● **Exercise description**
Starting at the first line of the data, please print exactly those lines through the one that holds "const axisMax = 1.45;", omitting every picture.

● **Material**
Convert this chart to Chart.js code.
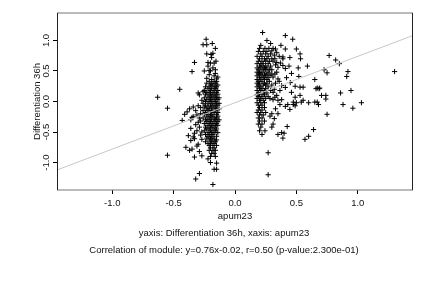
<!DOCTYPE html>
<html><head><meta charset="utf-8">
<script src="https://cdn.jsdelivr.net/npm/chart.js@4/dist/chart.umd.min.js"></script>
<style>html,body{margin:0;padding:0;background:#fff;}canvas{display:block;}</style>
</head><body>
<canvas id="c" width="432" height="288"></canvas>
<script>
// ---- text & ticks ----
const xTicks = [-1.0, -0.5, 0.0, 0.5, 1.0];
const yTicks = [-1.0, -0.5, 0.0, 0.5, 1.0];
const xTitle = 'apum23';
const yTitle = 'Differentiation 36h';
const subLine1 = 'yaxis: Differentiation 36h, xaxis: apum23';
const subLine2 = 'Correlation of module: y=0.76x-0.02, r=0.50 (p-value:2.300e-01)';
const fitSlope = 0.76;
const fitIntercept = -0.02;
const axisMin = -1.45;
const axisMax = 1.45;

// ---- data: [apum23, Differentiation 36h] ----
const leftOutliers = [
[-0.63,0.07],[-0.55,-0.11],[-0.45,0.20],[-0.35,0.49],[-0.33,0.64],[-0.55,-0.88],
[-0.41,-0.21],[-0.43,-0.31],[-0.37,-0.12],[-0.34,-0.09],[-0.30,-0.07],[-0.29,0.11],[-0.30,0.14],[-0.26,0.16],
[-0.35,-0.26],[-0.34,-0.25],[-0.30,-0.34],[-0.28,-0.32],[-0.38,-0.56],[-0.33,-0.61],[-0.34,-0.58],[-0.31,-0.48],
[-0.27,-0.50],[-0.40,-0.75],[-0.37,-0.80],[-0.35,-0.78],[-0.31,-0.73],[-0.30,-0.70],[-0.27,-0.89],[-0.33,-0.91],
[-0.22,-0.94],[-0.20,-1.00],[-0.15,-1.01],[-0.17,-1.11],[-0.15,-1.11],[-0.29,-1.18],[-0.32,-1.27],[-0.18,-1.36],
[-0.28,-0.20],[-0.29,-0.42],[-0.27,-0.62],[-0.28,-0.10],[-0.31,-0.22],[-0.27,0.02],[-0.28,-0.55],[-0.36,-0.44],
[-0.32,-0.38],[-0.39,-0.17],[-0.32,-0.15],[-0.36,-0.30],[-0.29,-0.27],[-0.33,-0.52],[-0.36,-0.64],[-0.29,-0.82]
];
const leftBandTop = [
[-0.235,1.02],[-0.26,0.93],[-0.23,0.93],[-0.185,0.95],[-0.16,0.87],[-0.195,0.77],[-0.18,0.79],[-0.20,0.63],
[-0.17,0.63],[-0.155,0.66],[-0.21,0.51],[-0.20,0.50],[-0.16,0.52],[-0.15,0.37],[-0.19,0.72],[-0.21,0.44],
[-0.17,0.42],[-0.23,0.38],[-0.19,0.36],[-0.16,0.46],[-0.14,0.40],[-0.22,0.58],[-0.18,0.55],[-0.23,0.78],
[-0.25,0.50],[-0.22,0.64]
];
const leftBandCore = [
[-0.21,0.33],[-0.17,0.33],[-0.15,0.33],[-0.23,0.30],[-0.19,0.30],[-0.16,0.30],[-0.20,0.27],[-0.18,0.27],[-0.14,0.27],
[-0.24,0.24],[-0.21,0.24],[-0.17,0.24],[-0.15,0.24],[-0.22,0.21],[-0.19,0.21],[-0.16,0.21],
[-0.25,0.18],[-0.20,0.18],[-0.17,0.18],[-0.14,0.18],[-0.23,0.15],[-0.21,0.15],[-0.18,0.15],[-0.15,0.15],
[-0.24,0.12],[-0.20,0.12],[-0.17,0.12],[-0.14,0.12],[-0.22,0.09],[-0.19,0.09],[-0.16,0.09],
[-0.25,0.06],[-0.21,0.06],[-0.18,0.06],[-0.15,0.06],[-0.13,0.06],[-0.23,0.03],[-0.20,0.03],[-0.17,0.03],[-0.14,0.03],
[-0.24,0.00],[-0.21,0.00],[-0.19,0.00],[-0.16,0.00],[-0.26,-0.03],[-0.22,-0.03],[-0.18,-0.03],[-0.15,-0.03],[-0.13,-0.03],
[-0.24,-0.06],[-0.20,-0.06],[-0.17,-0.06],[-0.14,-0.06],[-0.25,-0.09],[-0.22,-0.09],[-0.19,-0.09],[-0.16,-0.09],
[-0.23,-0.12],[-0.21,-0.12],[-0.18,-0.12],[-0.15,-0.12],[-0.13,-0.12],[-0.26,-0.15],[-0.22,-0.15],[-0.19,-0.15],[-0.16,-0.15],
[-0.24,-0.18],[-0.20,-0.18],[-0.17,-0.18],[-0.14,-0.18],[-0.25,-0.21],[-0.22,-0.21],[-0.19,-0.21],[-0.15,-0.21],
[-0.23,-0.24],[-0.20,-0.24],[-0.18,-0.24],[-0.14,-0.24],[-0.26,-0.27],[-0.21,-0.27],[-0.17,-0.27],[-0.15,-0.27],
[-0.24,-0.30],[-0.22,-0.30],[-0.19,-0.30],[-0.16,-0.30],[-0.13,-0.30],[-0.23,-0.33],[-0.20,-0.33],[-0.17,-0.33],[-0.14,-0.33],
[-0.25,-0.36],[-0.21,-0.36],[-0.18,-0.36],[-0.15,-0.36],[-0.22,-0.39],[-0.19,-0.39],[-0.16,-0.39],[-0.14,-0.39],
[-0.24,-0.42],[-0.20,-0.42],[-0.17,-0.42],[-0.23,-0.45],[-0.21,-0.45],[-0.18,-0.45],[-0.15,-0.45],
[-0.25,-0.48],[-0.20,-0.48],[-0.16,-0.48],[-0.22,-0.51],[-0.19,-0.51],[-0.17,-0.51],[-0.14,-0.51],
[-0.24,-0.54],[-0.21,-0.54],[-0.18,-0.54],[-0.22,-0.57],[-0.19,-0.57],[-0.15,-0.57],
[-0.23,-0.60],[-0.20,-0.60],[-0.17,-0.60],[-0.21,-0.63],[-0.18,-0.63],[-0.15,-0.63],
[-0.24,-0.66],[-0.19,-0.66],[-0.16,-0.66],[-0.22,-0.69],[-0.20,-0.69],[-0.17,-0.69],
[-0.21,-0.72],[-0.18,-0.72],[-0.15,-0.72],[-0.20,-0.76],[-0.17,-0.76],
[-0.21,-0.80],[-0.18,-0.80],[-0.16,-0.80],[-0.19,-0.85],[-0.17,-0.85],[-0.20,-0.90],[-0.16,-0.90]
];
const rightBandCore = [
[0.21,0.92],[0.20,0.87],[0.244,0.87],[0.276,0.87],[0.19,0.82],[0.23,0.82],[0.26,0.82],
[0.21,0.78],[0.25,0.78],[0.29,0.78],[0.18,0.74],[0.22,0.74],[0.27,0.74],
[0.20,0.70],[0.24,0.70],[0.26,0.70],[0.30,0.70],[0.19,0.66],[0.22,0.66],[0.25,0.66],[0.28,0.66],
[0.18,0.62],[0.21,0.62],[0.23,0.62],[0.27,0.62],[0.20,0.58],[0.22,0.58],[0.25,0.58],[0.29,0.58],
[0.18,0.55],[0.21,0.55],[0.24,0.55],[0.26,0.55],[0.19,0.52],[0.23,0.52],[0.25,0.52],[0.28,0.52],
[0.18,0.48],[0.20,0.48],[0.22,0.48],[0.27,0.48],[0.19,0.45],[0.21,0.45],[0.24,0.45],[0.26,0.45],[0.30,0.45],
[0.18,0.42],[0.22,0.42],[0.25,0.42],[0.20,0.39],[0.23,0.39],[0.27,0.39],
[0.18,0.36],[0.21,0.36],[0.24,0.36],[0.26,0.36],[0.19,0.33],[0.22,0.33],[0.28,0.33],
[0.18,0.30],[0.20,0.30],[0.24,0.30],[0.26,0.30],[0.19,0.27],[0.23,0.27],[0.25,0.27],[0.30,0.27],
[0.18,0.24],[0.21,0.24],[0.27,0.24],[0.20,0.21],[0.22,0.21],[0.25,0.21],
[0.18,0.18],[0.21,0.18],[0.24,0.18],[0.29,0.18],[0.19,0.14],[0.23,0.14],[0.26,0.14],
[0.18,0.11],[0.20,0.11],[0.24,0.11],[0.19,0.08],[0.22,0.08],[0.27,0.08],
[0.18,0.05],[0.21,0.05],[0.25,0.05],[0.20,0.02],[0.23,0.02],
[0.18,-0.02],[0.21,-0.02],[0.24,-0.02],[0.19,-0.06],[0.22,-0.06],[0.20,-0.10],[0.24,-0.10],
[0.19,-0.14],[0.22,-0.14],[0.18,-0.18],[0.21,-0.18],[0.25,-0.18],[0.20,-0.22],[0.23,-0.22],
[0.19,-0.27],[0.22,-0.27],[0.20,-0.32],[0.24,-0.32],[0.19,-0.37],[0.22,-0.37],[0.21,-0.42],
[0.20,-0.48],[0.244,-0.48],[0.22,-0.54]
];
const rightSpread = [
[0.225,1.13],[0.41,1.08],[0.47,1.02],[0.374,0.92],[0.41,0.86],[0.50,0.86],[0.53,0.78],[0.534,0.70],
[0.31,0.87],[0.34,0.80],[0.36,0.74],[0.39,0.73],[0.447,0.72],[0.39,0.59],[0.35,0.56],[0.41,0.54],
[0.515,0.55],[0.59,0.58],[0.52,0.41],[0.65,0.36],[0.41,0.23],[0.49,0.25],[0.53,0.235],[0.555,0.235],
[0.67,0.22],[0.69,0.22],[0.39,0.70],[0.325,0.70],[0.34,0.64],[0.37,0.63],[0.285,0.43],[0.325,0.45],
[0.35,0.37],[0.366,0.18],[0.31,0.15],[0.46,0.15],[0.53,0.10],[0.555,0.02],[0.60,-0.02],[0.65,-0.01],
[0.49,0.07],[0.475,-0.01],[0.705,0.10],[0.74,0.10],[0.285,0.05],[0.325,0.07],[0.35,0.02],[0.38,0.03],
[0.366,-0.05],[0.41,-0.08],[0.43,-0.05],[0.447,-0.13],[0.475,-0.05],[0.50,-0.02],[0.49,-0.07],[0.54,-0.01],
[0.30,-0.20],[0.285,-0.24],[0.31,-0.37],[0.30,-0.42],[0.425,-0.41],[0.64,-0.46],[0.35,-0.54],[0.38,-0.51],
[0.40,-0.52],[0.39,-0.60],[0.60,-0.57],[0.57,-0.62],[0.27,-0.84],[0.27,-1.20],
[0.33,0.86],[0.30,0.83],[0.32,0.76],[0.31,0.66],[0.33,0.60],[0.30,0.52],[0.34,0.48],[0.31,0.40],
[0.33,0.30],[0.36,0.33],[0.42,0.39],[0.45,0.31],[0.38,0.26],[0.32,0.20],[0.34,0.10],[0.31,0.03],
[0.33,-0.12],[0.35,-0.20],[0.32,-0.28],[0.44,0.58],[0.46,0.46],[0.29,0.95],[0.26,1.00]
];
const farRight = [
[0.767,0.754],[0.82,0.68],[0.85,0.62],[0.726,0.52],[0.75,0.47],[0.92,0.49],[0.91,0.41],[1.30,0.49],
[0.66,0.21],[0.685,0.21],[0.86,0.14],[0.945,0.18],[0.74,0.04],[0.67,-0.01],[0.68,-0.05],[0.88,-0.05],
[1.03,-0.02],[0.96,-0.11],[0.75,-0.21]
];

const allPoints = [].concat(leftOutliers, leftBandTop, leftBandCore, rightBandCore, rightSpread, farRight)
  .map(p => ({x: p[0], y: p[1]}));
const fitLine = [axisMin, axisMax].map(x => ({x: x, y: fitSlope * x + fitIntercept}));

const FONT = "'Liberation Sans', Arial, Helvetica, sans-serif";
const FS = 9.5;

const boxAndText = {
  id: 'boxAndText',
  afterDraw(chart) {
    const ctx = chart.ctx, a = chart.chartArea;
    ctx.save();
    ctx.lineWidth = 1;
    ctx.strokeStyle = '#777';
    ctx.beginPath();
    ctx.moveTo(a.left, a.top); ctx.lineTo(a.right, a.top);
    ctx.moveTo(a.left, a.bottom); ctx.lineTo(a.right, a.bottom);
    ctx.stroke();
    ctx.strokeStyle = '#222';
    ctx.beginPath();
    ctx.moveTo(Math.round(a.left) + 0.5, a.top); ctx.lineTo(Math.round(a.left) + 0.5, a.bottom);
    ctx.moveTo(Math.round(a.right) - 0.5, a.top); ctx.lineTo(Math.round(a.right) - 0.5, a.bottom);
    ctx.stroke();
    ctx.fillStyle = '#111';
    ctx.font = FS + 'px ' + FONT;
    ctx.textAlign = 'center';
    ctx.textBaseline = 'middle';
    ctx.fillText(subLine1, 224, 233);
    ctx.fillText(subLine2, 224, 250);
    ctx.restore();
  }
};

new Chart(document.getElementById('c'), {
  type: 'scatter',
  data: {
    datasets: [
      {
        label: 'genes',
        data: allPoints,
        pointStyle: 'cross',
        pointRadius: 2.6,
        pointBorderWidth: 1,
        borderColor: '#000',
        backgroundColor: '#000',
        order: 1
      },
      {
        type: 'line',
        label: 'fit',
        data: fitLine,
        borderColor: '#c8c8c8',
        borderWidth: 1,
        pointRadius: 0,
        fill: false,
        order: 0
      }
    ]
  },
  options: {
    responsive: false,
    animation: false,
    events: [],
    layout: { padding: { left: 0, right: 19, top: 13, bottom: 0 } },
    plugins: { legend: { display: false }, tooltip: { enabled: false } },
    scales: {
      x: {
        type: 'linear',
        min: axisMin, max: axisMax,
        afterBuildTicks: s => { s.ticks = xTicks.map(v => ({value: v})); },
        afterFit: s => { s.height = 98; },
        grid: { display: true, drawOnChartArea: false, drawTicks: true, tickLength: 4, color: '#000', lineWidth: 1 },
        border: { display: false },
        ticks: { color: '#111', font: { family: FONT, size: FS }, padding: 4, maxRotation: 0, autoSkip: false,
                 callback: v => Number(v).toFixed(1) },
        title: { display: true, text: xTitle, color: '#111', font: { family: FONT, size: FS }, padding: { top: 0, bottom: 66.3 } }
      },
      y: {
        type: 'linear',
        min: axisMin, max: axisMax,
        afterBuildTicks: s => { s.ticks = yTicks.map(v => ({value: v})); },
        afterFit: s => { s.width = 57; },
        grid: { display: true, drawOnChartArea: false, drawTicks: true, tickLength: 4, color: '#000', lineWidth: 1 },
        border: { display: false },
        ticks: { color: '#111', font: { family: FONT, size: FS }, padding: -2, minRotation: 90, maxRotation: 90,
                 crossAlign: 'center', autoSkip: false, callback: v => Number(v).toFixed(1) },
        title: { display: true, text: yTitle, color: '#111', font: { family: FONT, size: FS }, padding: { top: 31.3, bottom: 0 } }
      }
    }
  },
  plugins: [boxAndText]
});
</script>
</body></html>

● **Problem solution**
Convert this chart to Chart.js code.
<!DOCTYPE html>
<html><head><meta charset="utf-8">
<script src="https://cdn.jsdelivr.net/npm/chart.js@4/dist/chart.umd.min.js"></script>
<style>html,body{margin:0;padding:0;background:#fff;}canvas{display:block;}</style>
</head><body>
<canvas id="c" width="432" height="288"></canvas>
<script>
// ---- text & ticks ----
const xTicks = [-1.0, -0.5, 0.0, 0.5, 1.0];
const yTicks = [-1.0, -0.5, 0.0, 0.5, 1.0];
const xTitle = 'apum23';
const yTitle = 'Differentiation 36h';
const subLine1 = 'yaxis: Differentiation 36h, xaxis: apum23';
const subLine2 = 'Correlation of module: y=0.76x-0.02, r=0.50 (p-value:2.300e-01)';
const fitSlope = 0.76;
const fitIntercept = -0.02;
const axisMin = -1.45;
const axisMax = 1.45;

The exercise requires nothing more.